Output the lines exactly, from the one where "Reproduce this diagram with TikZ." appears through the one where "(0,0) rectangle (1263,618);" appears. Images are left out.

EXERCISE MATERIAL –

****

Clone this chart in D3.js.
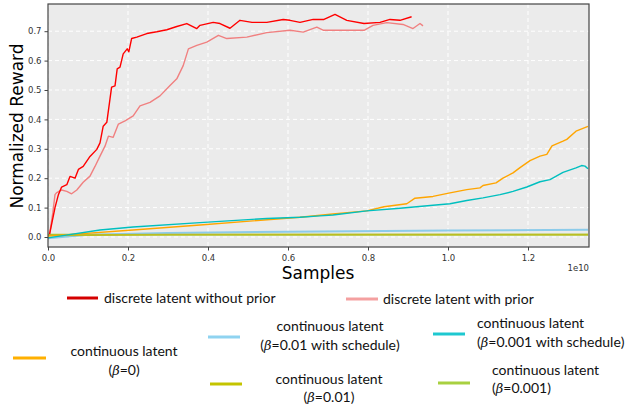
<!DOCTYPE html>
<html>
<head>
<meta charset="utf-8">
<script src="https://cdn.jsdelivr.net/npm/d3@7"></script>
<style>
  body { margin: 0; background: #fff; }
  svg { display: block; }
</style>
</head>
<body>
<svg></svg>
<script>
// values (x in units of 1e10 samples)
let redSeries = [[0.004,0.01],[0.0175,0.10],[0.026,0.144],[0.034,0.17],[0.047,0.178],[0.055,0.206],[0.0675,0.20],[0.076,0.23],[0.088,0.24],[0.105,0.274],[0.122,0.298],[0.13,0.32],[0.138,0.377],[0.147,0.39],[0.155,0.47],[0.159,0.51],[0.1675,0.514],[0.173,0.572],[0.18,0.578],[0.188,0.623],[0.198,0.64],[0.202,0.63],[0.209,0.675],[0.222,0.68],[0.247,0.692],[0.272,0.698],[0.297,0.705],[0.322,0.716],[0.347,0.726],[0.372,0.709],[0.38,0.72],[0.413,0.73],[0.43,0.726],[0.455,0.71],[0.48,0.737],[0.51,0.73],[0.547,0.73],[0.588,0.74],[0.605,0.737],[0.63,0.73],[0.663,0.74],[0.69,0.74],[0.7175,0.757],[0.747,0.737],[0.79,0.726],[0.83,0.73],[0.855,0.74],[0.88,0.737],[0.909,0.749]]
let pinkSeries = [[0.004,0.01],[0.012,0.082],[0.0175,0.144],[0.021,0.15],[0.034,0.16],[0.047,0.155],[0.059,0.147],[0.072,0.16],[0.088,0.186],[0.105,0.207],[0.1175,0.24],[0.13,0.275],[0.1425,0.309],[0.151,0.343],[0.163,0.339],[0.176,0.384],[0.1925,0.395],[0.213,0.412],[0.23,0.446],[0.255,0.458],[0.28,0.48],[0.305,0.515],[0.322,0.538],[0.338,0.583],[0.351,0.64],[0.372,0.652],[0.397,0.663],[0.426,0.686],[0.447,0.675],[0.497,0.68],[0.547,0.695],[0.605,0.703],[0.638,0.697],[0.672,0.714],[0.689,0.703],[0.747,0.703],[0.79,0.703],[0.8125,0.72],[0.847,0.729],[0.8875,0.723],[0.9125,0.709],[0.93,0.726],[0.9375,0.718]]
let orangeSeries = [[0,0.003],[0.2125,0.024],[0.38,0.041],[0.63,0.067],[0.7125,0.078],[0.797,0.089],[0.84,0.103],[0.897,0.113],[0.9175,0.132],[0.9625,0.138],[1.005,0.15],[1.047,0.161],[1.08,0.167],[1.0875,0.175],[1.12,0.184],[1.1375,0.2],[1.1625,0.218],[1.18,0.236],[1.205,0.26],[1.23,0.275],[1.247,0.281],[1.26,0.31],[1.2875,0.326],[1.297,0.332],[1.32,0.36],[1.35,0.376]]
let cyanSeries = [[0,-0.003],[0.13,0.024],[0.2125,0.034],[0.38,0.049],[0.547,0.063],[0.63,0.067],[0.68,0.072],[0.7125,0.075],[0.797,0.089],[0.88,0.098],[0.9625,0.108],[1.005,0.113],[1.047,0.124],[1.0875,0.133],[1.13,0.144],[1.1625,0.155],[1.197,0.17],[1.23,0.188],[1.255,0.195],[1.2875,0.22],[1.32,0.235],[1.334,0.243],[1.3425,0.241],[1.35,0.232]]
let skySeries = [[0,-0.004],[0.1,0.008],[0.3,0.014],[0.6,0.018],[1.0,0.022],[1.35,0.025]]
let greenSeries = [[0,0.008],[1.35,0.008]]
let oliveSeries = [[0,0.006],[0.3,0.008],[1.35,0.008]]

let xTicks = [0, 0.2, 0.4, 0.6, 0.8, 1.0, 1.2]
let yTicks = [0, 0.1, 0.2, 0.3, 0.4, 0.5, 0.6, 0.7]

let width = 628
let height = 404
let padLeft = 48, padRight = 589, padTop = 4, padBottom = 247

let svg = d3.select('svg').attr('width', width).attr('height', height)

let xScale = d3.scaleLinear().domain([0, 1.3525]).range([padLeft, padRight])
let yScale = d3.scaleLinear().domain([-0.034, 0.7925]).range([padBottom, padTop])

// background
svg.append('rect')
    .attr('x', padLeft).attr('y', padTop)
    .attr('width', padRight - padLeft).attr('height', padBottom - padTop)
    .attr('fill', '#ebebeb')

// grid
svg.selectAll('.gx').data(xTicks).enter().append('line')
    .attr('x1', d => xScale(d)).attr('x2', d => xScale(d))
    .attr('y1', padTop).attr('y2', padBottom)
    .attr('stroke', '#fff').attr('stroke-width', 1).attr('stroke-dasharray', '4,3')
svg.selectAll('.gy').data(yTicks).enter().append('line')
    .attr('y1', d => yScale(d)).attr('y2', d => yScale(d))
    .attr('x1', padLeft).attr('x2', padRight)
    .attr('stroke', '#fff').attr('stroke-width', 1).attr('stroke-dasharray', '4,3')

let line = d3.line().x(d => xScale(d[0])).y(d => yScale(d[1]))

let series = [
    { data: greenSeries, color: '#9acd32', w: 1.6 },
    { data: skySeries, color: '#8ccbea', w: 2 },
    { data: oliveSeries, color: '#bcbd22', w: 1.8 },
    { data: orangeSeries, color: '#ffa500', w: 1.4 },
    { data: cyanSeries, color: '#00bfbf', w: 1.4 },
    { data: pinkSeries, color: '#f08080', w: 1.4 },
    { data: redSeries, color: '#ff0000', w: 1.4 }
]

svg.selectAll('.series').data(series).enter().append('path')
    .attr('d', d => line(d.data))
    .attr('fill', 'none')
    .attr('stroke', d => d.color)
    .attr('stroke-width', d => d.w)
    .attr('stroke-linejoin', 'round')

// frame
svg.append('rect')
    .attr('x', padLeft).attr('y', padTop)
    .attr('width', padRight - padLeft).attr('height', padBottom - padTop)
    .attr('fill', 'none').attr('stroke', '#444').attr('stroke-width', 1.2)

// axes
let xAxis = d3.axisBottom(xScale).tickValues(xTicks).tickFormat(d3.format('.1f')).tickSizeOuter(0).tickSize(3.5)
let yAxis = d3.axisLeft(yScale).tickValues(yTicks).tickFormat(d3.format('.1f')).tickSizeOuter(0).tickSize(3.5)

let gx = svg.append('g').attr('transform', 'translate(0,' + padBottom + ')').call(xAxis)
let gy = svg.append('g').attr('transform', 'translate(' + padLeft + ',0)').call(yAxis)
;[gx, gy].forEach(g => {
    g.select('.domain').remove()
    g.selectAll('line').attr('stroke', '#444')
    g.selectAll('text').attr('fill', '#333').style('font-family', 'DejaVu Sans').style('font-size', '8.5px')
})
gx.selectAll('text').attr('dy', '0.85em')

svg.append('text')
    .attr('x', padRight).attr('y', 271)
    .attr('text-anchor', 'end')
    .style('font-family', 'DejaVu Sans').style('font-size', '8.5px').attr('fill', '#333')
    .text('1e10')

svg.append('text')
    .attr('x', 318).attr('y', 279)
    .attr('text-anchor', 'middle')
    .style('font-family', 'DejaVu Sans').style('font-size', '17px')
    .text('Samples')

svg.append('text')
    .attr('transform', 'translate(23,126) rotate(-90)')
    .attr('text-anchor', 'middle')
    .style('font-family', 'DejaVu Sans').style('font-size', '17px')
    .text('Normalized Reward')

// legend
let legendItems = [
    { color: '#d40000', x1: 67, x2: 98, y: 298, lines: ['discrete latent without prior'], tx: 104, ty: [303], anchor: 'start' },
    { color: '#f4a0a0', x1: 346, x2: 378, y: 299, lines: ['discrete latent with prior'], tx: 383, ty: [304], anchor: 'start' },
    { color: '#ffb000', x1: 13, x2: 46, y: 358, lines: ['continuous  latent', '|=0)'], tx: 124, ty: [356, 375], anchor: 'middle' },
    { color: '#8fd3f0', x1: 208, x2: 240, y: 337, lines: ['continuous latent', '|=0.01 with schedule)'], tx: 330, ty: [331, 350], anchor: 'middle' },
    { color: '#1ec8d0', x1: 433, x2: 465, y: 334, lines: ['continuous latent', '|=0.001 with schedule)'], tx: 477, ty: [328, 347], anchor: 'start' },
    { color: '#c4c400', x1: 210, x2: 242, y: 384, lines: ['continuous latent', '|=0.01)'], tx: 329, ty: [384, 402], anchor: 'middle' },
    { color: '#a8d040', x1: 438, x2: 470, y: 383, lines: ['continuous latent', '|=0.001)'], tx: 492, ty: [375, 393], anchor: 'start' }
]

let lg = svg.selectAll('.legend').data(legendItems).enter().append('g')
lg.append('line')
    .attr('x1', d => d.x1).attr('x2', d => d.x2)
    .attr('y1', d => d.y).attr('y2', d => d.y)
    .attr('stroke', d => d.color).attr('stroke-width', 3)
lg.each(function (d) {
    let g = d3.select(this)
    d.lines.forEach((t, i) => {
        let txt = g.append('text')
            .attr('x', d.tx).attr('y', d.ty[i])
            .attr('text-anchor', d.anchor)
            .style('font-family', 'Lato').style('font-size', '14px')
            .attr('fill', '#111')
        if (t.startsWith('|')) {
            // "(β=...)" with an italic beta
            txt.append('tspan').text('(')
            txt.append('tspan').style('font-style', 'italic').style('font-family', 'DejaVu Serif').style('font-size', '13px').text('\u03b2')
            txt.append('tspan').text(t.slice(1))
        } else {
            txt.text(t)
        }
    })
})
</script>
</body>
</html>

****

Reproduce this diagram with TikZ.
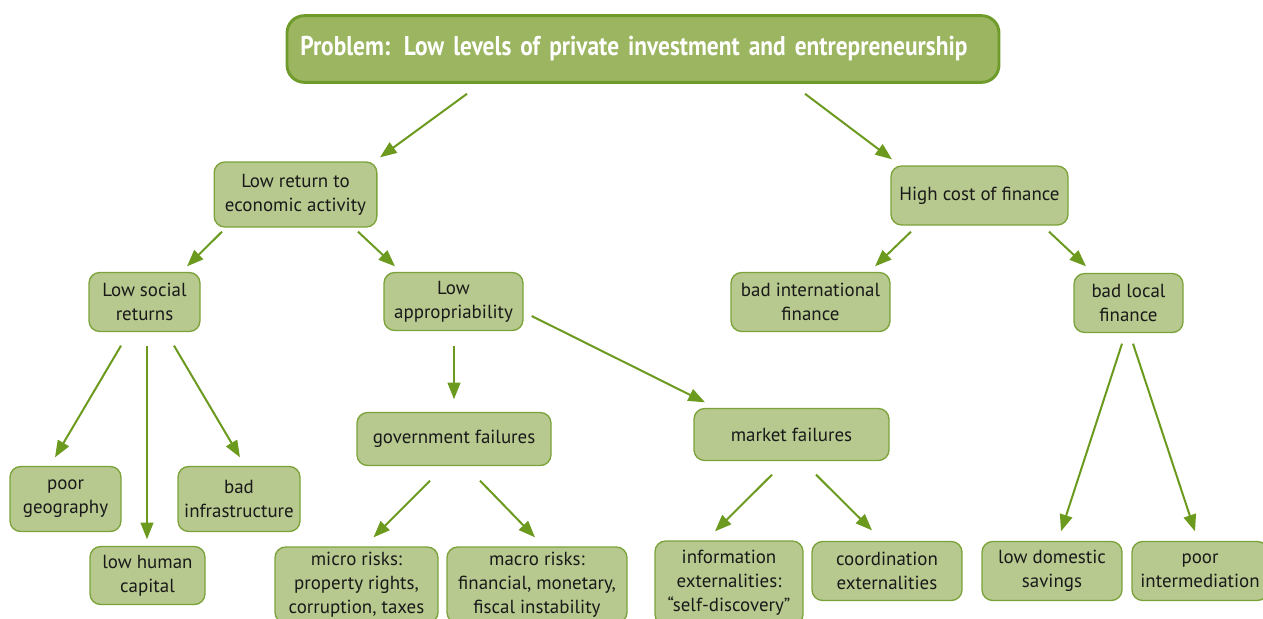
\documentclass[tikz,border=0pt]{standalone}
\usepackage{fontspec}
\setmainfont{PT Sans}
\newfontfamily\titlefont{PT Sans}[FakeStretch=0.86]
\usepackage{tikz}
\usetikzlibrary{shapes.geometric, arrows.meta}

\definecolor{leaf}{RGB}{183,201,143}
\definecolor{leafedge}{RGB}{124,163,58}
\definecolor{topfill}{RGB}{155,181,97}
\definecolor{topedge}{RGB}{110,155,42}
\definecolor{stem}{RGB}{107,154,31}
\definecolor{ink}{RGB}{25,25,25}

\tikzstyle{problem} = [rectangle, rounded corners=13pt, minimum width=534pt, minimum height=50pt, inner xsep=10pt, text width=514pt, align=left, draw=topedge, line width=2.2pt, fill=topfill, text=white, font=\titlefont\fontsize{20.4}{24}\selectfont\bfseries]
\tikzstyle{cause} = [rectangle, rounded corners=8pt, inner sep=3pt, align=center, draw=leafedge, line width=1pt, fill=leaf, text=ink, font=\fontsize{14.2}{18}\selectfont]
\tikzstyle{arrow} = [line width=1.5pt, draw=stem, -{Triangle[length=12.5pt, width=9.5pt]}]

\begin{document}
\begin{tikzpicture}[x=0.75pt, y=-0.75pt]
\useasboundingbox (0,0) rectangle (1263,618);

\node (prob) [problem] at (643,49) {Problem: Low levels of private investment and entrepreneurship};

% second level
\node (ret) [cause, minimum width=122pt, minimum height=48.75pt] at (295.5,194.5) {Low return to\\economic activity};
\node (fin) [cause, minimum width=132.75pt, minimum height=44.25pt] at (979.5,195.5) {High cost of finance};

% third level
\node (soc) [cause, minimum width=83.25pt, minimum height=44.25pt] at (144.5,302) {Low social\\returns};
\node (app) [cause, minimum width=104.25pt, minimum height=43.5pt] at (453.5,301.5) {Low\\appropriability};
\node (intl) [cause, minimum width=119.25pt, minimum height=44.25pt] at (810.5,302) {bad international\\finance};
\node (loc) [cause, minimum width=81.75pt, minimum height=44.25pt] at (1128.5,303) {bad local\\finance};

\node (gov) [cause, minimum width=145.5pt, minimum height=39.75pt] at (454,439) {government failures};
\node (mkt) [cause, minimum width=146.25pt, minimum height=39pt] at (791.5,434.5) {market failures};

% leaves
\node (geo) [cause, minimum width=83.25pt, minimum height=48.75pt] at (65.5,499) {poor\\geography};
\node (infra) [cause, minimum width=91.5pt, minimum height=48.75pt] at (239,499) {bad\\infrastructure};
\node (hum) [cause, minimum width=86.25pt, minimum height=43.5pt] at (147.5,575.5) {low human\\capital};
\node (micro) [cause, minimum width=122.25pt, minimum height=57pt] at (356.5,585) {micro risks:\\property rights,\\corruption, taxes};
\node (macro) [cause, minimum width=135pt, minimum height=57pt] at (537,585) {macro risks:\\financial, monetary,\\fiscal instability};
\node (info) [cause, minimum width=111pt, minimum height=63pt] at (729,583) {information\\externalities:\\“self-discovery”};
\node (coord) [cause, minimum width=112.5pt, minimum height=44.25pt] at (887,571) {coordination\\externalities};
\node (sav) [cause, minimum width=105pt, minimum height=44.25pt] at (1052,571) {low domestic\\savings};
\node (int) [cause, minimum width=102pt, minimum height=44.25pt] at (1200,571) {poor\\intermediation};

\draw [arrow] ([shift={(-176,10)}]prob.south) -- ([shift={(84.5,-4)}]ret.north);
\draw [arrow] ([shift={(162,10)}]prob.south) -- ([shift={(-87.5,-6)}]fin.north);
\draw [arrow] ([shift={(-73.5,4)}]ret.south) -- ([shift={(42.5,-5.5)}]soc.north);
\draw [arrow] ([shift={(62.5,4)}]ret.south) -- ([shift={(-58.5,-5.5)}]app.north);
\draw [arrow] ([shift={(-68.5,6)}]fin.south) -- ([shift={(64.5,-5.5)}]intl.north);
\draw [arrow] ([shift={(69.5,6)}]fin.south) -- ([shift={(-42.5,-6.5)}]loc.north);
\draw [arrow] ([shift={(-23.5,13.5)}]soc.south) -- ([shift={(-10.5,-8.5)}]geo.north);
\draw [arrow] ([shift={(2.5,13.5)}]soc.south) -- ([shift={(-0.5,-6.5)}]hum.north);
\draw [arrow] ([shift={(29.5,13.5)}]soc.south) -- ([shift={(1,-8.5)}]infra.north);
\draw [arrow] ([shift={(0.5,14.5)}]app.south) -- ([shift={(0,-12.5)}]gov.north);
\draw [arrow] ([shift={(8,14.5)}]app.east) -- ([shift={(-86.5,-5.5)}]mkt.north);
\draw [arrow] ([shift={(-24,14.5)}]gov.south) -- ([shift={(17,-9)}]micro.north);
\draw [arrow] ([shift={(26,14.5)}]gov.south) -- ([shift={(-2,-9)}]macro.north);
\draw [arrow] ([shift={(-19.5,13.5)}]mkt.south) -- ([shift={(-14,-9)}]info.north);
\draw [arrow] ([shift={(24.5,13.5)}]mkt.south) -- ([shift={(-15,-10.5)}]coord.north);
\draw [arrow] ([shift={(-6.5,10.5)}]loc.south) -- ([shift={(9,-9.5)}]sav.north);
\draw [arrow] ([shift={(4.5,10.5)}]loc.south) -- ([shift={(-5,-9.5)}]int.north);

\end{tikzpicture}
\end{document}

****

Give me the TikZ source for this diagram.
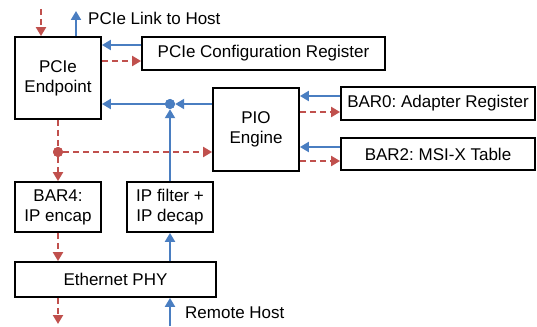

****

RESULT –
Reproduce this diagram with TikZ.
\documentclass[tikz,border=0pt]{standalone}
\usepackage{fontspec}
\setmainfont{PT Sans}
\newfontfamily\titlefont{PT Sans}[FakeStretch=0.86]
\usepackage{tikz}
\usetikzlibrary{shapes.geometric, arrows.meta}

\definecolor{leaf}{RGB}{183,201,143}
\definecolor{leafedge}{RGB}{124,163,58}
\definecolor{topfill}{RGB}{155,181,97}
\definecolor{topedge}{RGB}{110,155,42}
\definecolor{stem}{RGB}{107,154,31}
\definecolor{ink}{RGB}{25,25,25}

\tikzstyle{problem} = [rectangle, rounded corners=13pt, minimum width=534pt, minimum height=50pt, inner xsep=10pt, text width=514pt, align=left, draw=topedge, line width=2.2pt, fill=topfill, text=white, font=\titlefont\fontsize{20.4}{24}\selectfont\bfseries]
\tikzstyle{cause} = [rectangle, rounded corners=8pt, inner sep=3pt, align=center, draw=leafedge, line width=1pt, fill=leaf, text=ink, font=\fontsize{14.2}{18}\selectfont]
\tikzstyle{arrow} = [line width=1.5pt, draw=stem, -{Triangle[length=12.5pt, width=9.5pt]}]

\begin{document}
\begin{tikzpicture}[x=0.75pt, y=-0.75pt]
\useasboundingbox (0,0) rectangle (1263,618);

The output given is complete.